In one of the scuffles, the Tlingits grabbed some number of loaded and primed muskets from the English boat, leaving Vancouver’s men with only “a blunderbuss, a musket, a fowling piece loaded with small shot, and a brace of pocket pistols.”


These are all single-shot guns loaded with loose black powder set off by a piece of flint scraping against a metal frizzen, and the powder had already been exposed to years of marine weather, much of it in rainy Alaska.


Ray reads on:


By this time the launch had arrived within pistol shot … I gave direction to fire, this instantly taking effect from both boats, was, to my great astonishment, attending with the desired effect …. [One Indian], just as I gave orders to fire, snapped his piece at me, but it missed fire, and he immediately laid it down, and took up his spear with all imaginable composure.


The Tlingit retreated to the shore and continued to pelt the English with stones until they were out of range. Two of Vancouver’s men were wounded but survived. Of the Tlingit casualties, he says, “Some natives were seen to fall, as if killed, or severely wounded; and great lamentations were heard after they had gained their retreat…”


All this happened right at the Endeavour’s bow.


I think Vancouver’s account begs a closer look. Was his order to fire justified? We know he generally wanted to avoid trouble: this was his only skirmish with natives during his entire three-year voyage, and more than once he instructed his men not to disturb native graves.
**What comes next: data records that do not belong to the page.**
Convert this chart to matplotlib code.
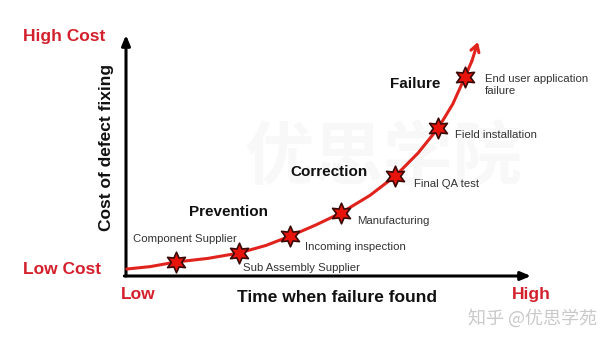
import matplotlib
matplotlib.use('Agg')
import matplotlib.pyplot as plt

plt.rcParams['font.family'] = ['Liberation Sans', 'Noto Sans CJK SC', 'DejaVu Sans']

# ---- data: cost of fixing a defect vs. when it is found (0-100 scale) ----
stages = ['Component Supplier', 'Sub Assembly Supplier', 'Incoming inspection',
          'Manufacturing', 'Final QA test', 'Field installation',
          'End user application\nfailure']
stage_time = [12.3, 27.8, 40.6, 53.0, 66.5, 77.1, 83.7]
stage_cost = [5.8, 9.5, 16.6, 26.1, 41.5, 61.4, 82.6]

curve_time = [0.2, 6.0, 12.3, 20.2, 27.8, 34.6, 40.6, 46.9, 53.0,
              60.2, 66.5, 72.1, 77.1, 80.7, 83.7, 85.4, 86.9]
curve_cost = [2.9, 3.9, 5.8, 7.3, 9.5, 12.7, 16.6, 21.2, 26.1,
              33.4, 41.5, 51.0, 61.4, 71.4, 82.6, 89.2, 97.1]

phases = ['Prevention', 'Correction', 'Failure']
phase_time = [25.4, 50.2, 71.4]
phase_cost = [26.6, 43.2, 79.7]

# label offsets from each star, in pixels
label_dx = [9, 4, 15, 16, 19, 17, 20]
label_dy = [23, -15, -11, -8, -8, -7, -8]
label_ha = ['center', 'left', 'left', 'left', 'left', 'left', 'left']

RED = '#d3202c'
LINE_RED = '#e0231c'

fig = plt.figure(figsize=(6.16, 3.44), dpi=100)
fig.patch.set_facecolor('white')

ax = fig.add_axes([126 / 616, 1 - 276 / 344, 405 / 616, 241 / 344])
ax.set_xlim(0, 100)
ax.set_ylim(0, 100)
ax.axis('off')
ax.patch.set_alpha(0)

# faint background watermark, under everything else
ax.text(0.623, 0.535, '优思学院', transform=fig.transFigure, fontsize=50,
        fontweight='bold', color='#f8f8f8', ha='center', va='center',
        family=['Noto Sans CJK SC'], zorder=0)

# axes drawn as arrows
ax.annotate('', xy=(0, 1.0), xytext=(0, 0), xycoords='axes fraction',
            arrowprops=dict(arrowstyle='-|>,head_length=0.6,head_width=0.25',
                            color='black', lw=2.2, shrinkA=0, shrinkB=0))
ax.annotate('', xy=(1.0, 0), xytext=(-0.004, 0), xycoords='axes fraction',
            arrowprops=dict(arrowstyle='-|>,head_length=0.6,head_width=0.25',
                            color='black', lw=2.2, shrinkA=0, shrinkB=0))

# cost curve
ax.plot(curve_time[:-1], curve_cost[:-1], color=LINE_RED, lw=2.2,
        solid_capstyle='round', solid_joinstyle='round', clip_on=False, zorder=3)
ax.annotate('', xy=(curve_time[-1], curve_cost[-1]),
            xytext=(curve_time[-2], curve_cost[-2]),
            arrowprops=dict(arrowstyle='->,head_length=0.5,head_width=0.3',
                            color=LINE_RED, lw=2.2, shrinkA=0, shrinkB=0),
            zorder=3)

ax.scatter(stage_time, stage_cost, marker=(6, 1, 0), s=220, color='#e8140c',
           edgecolors='#3a0a06', linewidths=1.2, zorder=4, clip_on=False)

for name, t, c, dx, dy, ha in zip(stages, stage_time, stage_cost,
                                  label_dx, label_dy, label_ha):
    ax.annotate(name, (t, c), textcoords='offset pixels', xytext=(dx, dy),
                ha=ha, va='center', fontsize=8.2, color='#333333',
                linespacing=1.15, zorder=5)

for name, t, c in zip(phases, phase_time, phase_cost):
    ax.text(t, c, name, ha='center', va='center', fontsize=11,
            fontweight='bold', color='#111111', zorder=5)

# axis end labels
ax.text(-0.153, 0.992, 'High Cost', transform=ax.transAxes, ha='center',
        va='center', fontsize=12.5, fontweight='bold', color=RED)
ax.text(-0.158, 0.029, 'Low Cost', transform=ax.transAxes, ha='center',
        va='center', fontsize=12.5, fontweight='bold', color=RED)
ax.text(0.030, -0.075, 'Low', transform=ax.transAxes, ha='center',
        va='center', fontsize=12.5, fontweight='bold', color=RED)
ax.text(1.0, -0.075, 'High', transform=ax.transAxes, ha='center',
        va='center', fontsize=12.5, fontweight='bold', color=RED)

ax.text(0.520, -0.091, 'Time when failure found', transform=ax.transAxes,
        ha='center', va='center', fontsize=12.5, fontweight='bold', color='#111111')
ax.text(-0.047, 0.535, 'Cost of defect fixing', transform=ax.transAxes,
        ha='center', va='center', rotation=90, fontsize=12.5,
        fontweight='bold', color='#111111')

# source watermark
fig.text(533 / 616, 1 - 318 / 344, '知乎 @优思学苑', ha='center', va='center',
         fontsize=13, color='#c9c9c9', family=['Noto Sans CJK SC', 'DejaVu Sans'])

fig.savefig('out.png', dpi=100)
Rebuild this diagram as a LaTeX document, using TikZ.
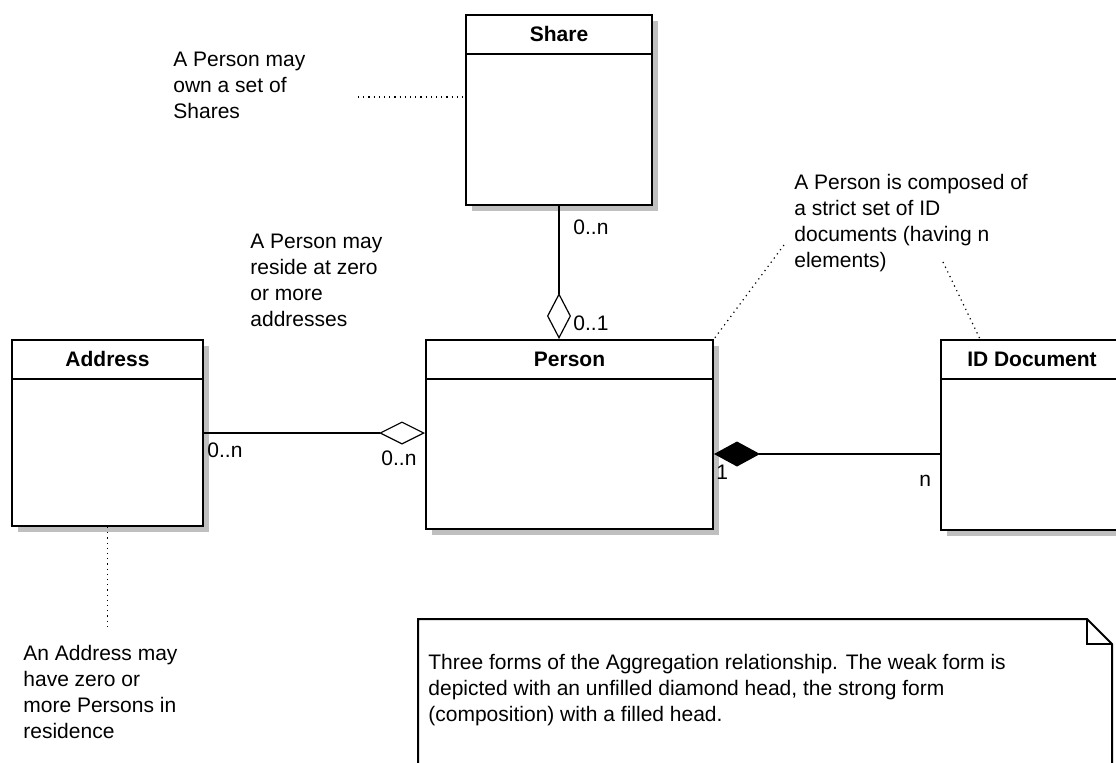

I have no doubt he thought he was in peril.


The Tlingit matriarch’s aggression was reasonable, given that a third English ship, the Butterworth, not under Vancouver’s command, had recently attacked the Tlingit elsewhere. Or maybe she was the chief, not the man in the mask, and the fact that Vancouver couldn’t see that pissed her off.


Then again, maybe the Tlingit just wanted the whites to make good on an earlier trade: Vancouver writes that white traders had bartered guns for otter skins but gave the Tlingits muskets that blew up in their faces. He also describes evidence (chopped trees) that suggests white traders were in the neighborhood very recently. I can understand the Tlingit wanting to get what they traded for, if not revenge.


We don’t know. The fact is, aside from a handful of trading phrases, neither side could talk to the other. How would this contact have ended if there had been a common language or an interpreter?


As we’re floating there, engine off, looking at the rocks, about six miles behind us to the south are two dark gray monoliths – huge tombstones – sticking up out of the open water about three-quarters of a mile northeast of Bretton Island. The water is about 1,300 feet deep there. I had seen them a week before, from the other side, as we crossed from Clarence Strait into Tongass Narrows. I’d never seen anything like them, and they’re not marked on the charts.


“That’s where the Navy tests their nuclear submarines,” Ray says, “They suspend their subs there to test their acoustical systems because the waters up here are so deep and so quiet.” It’s called SEAFAC, Southeast Alaska Acoustic Measurement Facility. Every submarine in the Pacific fleet goes through testing there every four years. When it was first proposed, Ray wrote letters to senators and congressmen, trying to get the facility built elsewhere. He eventually gave up and moved on to other causes.


It has always seemed to me that if you want to understand history, you need to go where it actually happened. Reading about it is fine, especially reading the primary sources written by people who were there at the time, but something else entirely comes across when you’re there yourself, seeing the lay of the land. It’s often unexpected.


Right now, it’s that the start of written history in the Pacific Northwest was poised, for one moment, on the misfire of a flintlock musket and a dozen men desperately rowing for their lives away from these very rocks. It’s also that now, within sight of those same rocks, we test the most powerful weapon system ever built, guided by a constellation of satellites and racks of computers.


The people on those submarines have 225 more years of technology, but they are no smarter or more evolved than the men in Vancouver’s row boats or the Tlingits in their painted war canoes. I hope they have an interpreter on board.